# An open letter to the Author of "What does an EMT do?"



## jordanfstop (Apr 29, 2008)

This is kind of old, but I came across it lately and I haven't seen it on here.. I'm sure you lot would get a kick out of it.



> Dear Ms. Jordan,
> 
> My mother, an elementary-school librarian, gave me a copy of your book for Christmas. As an EMT working on Pittsburgh's East Side, I was delighted to find an EMT-related text whose clear, straightforward prose style is accessible not only to children aged 8 to 10 but also to most emergency medical personnel. However, I'm afraid you may be giving your readers an inaccurate view of what EMTs really do. I've suggested a few minor changes that I hope you'll consider for future editions.
> 
> ...



See the rest here: http://www.mcsweeneys.net/links/openletters/1emts.html


----------



## Kimmy Schaub (May 15, 2008)

WOW thats funny... sometimes very true I'm sure.


----------



## mikeylikesit (May 27, 2008)

i don't get it...it that the sarcasm thing people are always talking about or just realism?


----------



## mdkemt (Jul 2, 2008)

I think it is a bit from colum A and B.  It is reality but the bright side of it!

MDKEMT


----------



## Turner (Jul 7, 2008)

'" 

Page 21: "Most EMTs work one day or one night a week. Most of them are volunteers. That means they do this job for free. They are EMTs because they want to help people. They want to save lives. EMTs are community heroes." 

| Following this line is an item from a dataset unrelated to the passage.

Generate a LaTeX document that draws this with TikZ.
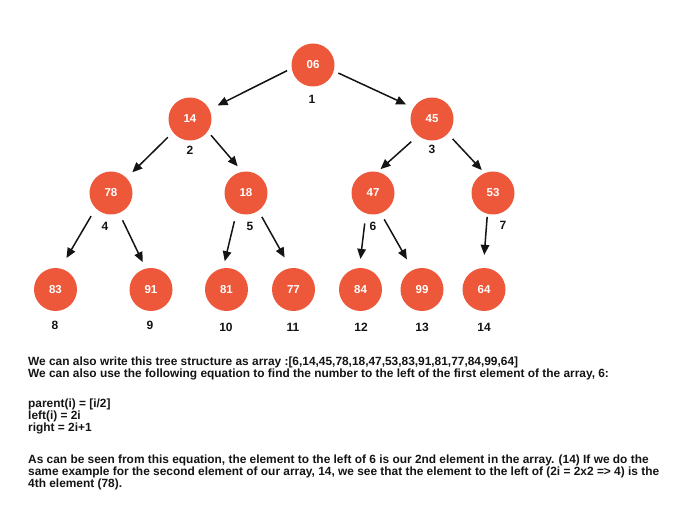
\documentclass[tikz,border=0pt]{standalone}
\usepackage{fontspec}
\setmainfont{Liberation Sans}
\usepackage{tikz}
\usetikzlibrary{arrows.meta}
\definecolor{heapRed}{RGB}{238, 88, 58}
\definecolor{inkBlack}{RGB}{20, 20, 20}

\begin{document}
\begin{tikzpicture}[x=1pt,y=-1pt,
                heapnode/.style={circle,fill=heapRed,minimum size=43pt,inner sep=0pt,
                                font=\bfseries\fontsize{11.5}{13}\selectfont,text=white},
                idx/.style={font=\bfseries\fontsize{12}{14}\selectfont,text=inkBlack},
                link/.style={-{Triangle[length=10pt,width=8.5pt]},line width=1.5pt,draw=inkBlack}
            ]
                \useasboundingbox (0,0) rectangle (673,513);

                % the heap, level by level
                \node[heapnode] (n1) at (313,65) {06};
                \node[heapnode] (n2) at (190,119) {14};
                \node[heapnode] (n3) at (432,119) {45};
                \node[heapnode] (n4) at (111,193) {78};
                \node[heapnode] (n5) at (246,193) {18};
                \node[heapnode] (n6) at (373,193) {47};
                \node[heapnode] (n7) at (493,193) {53};
                \node[heapnode] (n8) at (55.5,289.5) {83};
                \node[heapnode] (n9) at (151,289.5) {91};
                \node[heapnode] (n10) at (226.5,289.5) {81};
                \node[heapnode] (n11) at (293.5,289.5) {77};
                \node[heapnode] (n12) at (360.5,289.5) {84};
                \node[heapnode] (n13) at (422,289.5) {99};
                \node[heapnode] (n14) at (484,289.5) {64};

                % array positions
                \node[idx] (i1) at (312,99) {1};
                \node[idx] (i2) at (190,150) {2};
                \node[idx] (i3) at (432,149) {3};
                \node[idx] (i4) at (105,226) {4};
                \node[idx] (i5) at (250,226) {5};
                \node[idx] (i6) at (373,226) {6};
                \node[idx] (i7) at (503,225) {7};
                \node[idx] (i8) at (55,325) {8};
                \node[idx] (i9) at (150,325) {9};
                \node[idx] (i10) at (226,327) {10};
                \node[idx] (i11) at (293,327) {11};
                \node[idx] (i12) at (361,327) {12};
                \node[idx] (i13) at (422,327) {13};
                \node[idx] (i14) at (484,327) {14};

                % parent -> child
                \draw[link,shorten <=5pt,shorten >=9pt] (n1.189) -- (n2.26);
                \draw[link,shorten <=5pt,shorten >=8pt] (n1.-16) -- (n3.149);
                \draw[link,shorten <=7pt,shorten >=8pt] (n2.218) -- (n4.44);
                \draw[link,shorten <=5pt,shorten >=7pt] (n2.-35) -- (n5.100);
                \draw[link,shorten <=9pt,shorten >=4pt] (n3.230) -- (n6.78);
                \draw[link,shorten <=7pt,shorten >=4pt] (n3.-43) -- (n7.113);
                \draw[link,shorten <=9pt,shorten >=12pt] (n4.225) -- (n8.77);
                \draw[link,shorten <=8pt,shorten >=7pt] (n4.-68) -- (n9.104);
                \draw[link,shorten <=9pt,shorten >=7pt] (n5.244) -- (n10.99);
                \draw[link,shorten <=7pt,shorten >=12pt] (n5.-55) -- (n11.98);
                \draw[link,shorten <=10pt,shorten >=9pt] (n6.251) -- (n12.93);
                \draw[link,shorten <=7pt,shorten >=12pt] (n6.-69) -- (n13.115);
                \draw[link,shorten <=3pt,shorten >=13pt] (n7.255) -- (n14.92);

                % explanation below the tree (anchored at the last line)
                \node[anchor=base west,align=left,inner sep=0pt,text=inkBlack,
                      font=\bfseries\fontsize{11.9}{12}\selectfont] (note) at (28,487) {
                    We can also write this tree structure as array :[6,14,45,78,18,47,53,83,91,81,77,84,99,64]\\
                    We can also use the following equation to find the number to the left of the first element of the array, 6:\\[18pt]
                    parent(i) = [i/2]\\
                    left(i) = 2i\\
                    right = 2i+1\\[20pt]
                    As can be seen from this equation, the element to the left of 6 is our 2nd element in the array. (14) If we do the\\
                    same example for the second element of our array, 14, we see that the element to the left of (2i = 2x2 => 4) is the\\
                    4th element (78).
                };
            \end{tikzpicture}
\end{document}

Consider something more along the lines of: 

"Most EMTs work two or three jobs. They're paid around $9 an hour. They are EMTs because they are hoping to be hired someday by the city of Pittsburgh, which has union jobs. At some ambulance companies, 'union' is a magic word—whoever mentions it gets fired! EMTs everywhere work a lot of overtime. Overtime means EMTs can afford to buy groceries. Overtime is hard on relationships and marriages. Some EMTs (Wayne, for example) have become the subject of popular discussion: Did Wayne's marriage fail because he works 80-hour weeks, or does he work 80-hour weeks because his wife found out about the child he fathered out of wedlock? Wayne is a community hero." 


Well true but the hour wage is getting higher now.


----------